Barry: “And to show off to our friends.”
Isn’t it quite an unusual step for a major to take?
Barry: “I think it’s pretty unique actually. There are no pressures and no guiding hand, which I think is what happens to most new bands when they go to a major.”
Luke: “We did this demo and they wanted to release it as it was (the ‘Welcome Music Lovers’ EP). We assumed they’d want us to rerecord it. They could’ve just popped us in a studio with a producer and we could’ve been a totally different band.”
Barry: “We might’ve been better.”
Luke: “We might’ve been good!”

‘Clor’ sounds like all the best bits of the last thirty years of eccentric pop, without ever ending up like some futile Xerox of anything. It also sounds like nothing you’ve ever heard but without sounding too laborious or impenetrable.  ‘Good Stuff’ and ‘Outlines’ are full of pop hooks and upturned melodies but they’re also peppered with darker and more menacing overtones. Unsurprisingly the band members have eclectic tastes in music. Barry has been known to name check Bonnie Prince Billy, Brian Eno and Jim O’Rourke, while “Bob’s really into hip hop stuff and Max is into amazing eighties power ballads. He’s part of the new eighties kind of revival. There’s a brand new generation that just loves it.”
Barry and Luke have taken the critical acclaim in their stride and have maintained their doggedly DIY approach to music making.

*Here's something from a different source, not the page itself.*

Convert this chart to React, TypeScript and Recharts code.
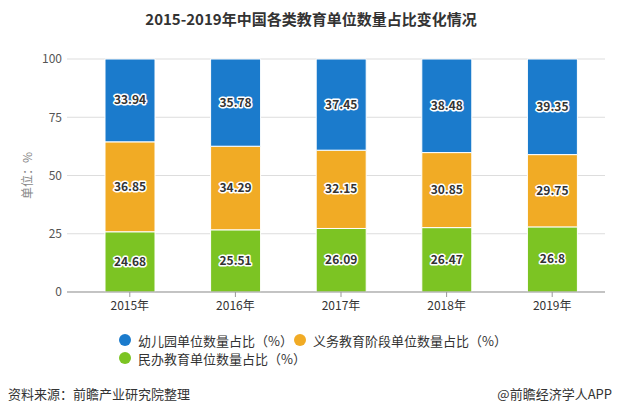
import React from 'react'
import { BarChart, Bar, XAxis, YAxis, CartesianGrid, LabelList } from 'recharts'

const years = ['2015年', '2016年', '2017年', '2018年', '2019年']
const kindergarten = [33.94, 35.78, 37.45, 38.48, 39.35]
const compulsory = [36.85, 34.29, 32.15, 30.85, 29.75]
const privateEdu = [24.68, 25.51, 26.09, 26.47, 26.8]
const yTicks = [0, 0.25, 0.5, 0.75, 1]

const series = [
  { key: 'privateEdu', name: '民办教育单位数量占比（%）', color: '#7cc423' },
  { key: 'compulsory', name: '义务教育阶段单位数量占比（%）', color: '#f1ab25' },
  { key: 'kindergarten', name: '幼儿园单位数量占比（%）', color: '#1b7bcc' },
]

const data = years.map((year, i) => ({
  year,
  kindergarten: kindergarten[i],
  compulsory: compulsory[i],
  privateEdu: privateEdu[i],
}))

const font = '"Noto Sans CJK SC", "Noto Sans", sans-serif'

// dark number with white halo, like the original
const HaloLabel = (props: any) => {
  const { x, y, width, height, value } = props
  return (
    <text
      x={x + width / 2}
      y={y + height / 2}
      dy={4}
      textAnchor="middle"
      fontSize={12}
      fontWeight="bold"
      fontFamily={font}
      fill="#333"
      stroke="#fff"
      strokeWidth={3}
      paintOrder="stroke"
      strokeLinejoin="round"
    >
      {value}
    </text>
  )
}

const legendRows = [[series[2], series[1]], [series[0]]]

const App = () => {
  return (
    <div style={{ position: 'absolute', left: 0, top: 0, width: 622, height: 413, background: '#fff', fontFamily: font }}>
      <div style={{ position: 'absolute', top: 8, width: 622, textAlign: 'center', fontSize: 15, fontWeight: 'bold', color: '#333' }}>
        2015-2019年中国各类教育单位数量占比变化情况
      </div>
      <BarChart
        width={622}
        height={413}
        data={data}
        stackOffset="expand"
        margin={{ top: 59, right: 17, left: 0, bottom: 91 }}
      >
        <CartesianGrid vertical={false} stroke="#ddd" />
        <XAxis
          dataKey="year"
          height={30}
          padding={{ left: 10, right: 0 }}
          stroke="#999"
          tickSize={5}
          tickMargin={4}
          tick={{ fill: '#333', fontSize: 12, fontFamily: font }}
        />
        <YAxis
          width={67}
          ticks={yTicks}
          domain={[0, 1]}
          axisLine={false}
          tickLine={false}
          tickSize={0}
          tickMargin={5}
          tickFormatter={(v: number) => String(Math.round(v * 100))}
          tick={{ fill: '#555', fontSize: 12, fontFamily: font }}
          label={{ value: '单位：%', angle: -90, position: 'center', dx: -6, fill: '#888', fontSize: 12, fontFamily: font }}
        />
        {series.map((s) => (
          <Bar key={s.key} dataKey={s.key} name={s.name} stackId="a" fill={s.color} stroke="#fff" strokeWidth={1} barSize={50} isAnimationActive={false}>
            <LabelList dataKey={s.key} content={<HaloLabel />} />
          </Bar>
        ))}
      </BarChart>
      <div style={{ position: 'absolute', left: 119, top: 331, fontSize: 13, color: '#333' }}>
        {legendRows.map((row, ri) => (
          <div key={ri} style={{ display: 'flex', height: 18 }}>
            {row.map((s, ci) => (
              <div key={s.key} style={{ display: 'flex', alignItems: 'center', width: ci === 0 ? 175 : 'auto', flexShrink: 0 }}>
                <span style={{ width: 12, height: 12, flexShrink: 0, borderRadius: 6, background: s.color, marginRight: 7, display: 'inline-block' }} />
                <span style={{ whiteSpace: 'nowrap' }}>{s.name}</span>
              </div>
            ))}
          </div>
        ))}
      </div>
      <div style={{ position: 'absolute', left: 8, top: 384, fontSize: 13, color: '#333' }}>资料来源：前瞻产业研究院整理</div>
      <div style={{ position: 'absolute', right: 10, top: 384, fontSize: 13, color: '#333' }}>@前瞻经济学人APP</div>
    </div>
  )
}

export default App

Barry’s meticulous attention to detail all too apparent if you hit their web site where you won’t find endless photos of pouting musicians. Instead you’re confronted with his darkly comic animations of characters with claw-like fingers and toes and spacemen-like honey thieves.
“We don’t try to sound like anything really,” says Barry. “We just arrive at the things we arrive at because of the things we like doing, and I’ve no idea what kind of track we’ll make next.”
Again, Luke reckons that the freedom granted to them, and significant leaps in technology have helped shape their idiosyncratic style, giving their critics a near impossible task in attempting to pigeonhole them. “The freedom you have now as a musician is broader than it was even five years ago. For years bands had been given a limited amount of time to produce something that’s going to last twenty years, whereas now everyone has access to a home computer and you can get software to do what you want. I think there’s loads of exciting music around and that’s because essentially the recording process is something that’s no longer reserved for major record companies with big budgets. Technology has definitely helped hasn’t it?”
“Yeah definitely,” agrees Barry. Ever since Adamski!”

All of this culminated in Clor’s triumphant appearances at the Reading and Leeds festivals this summer.
Barry: “The music’s been propagated by the whole marketing machine that is at work in the record shops and the media, so people have heard of you. It’s good to know that you’ve made this music in a bedroom in London and somehow you’ve communicated to someone in… Sunderland or somewhere that you’ve never been.”
Whilst ‘Love And Pain’ (an everyday “giant bear meets tiny hairy woman” tale) incited an insatiable desire to pogo at Reading, the tent was overflowing with fans meaning there was no room to imitate the carefully choreographed star-shaped moves from the video.
“I want people to dance though,” says Barry.
“We’ll have to do what Fugazi do,” suggests Luke, “and chuck some people out to make some space.”
“The first time we saw it happen was at The Windmill (South London venue),” Barry recalls. “There was a group of four Japanese girls standing at the front and as soon as we started playing ‘Love And Pain’ they all danced perfectly in formation. They did it much better than it’s done in the video. It was so good that I forgot to sing the words.”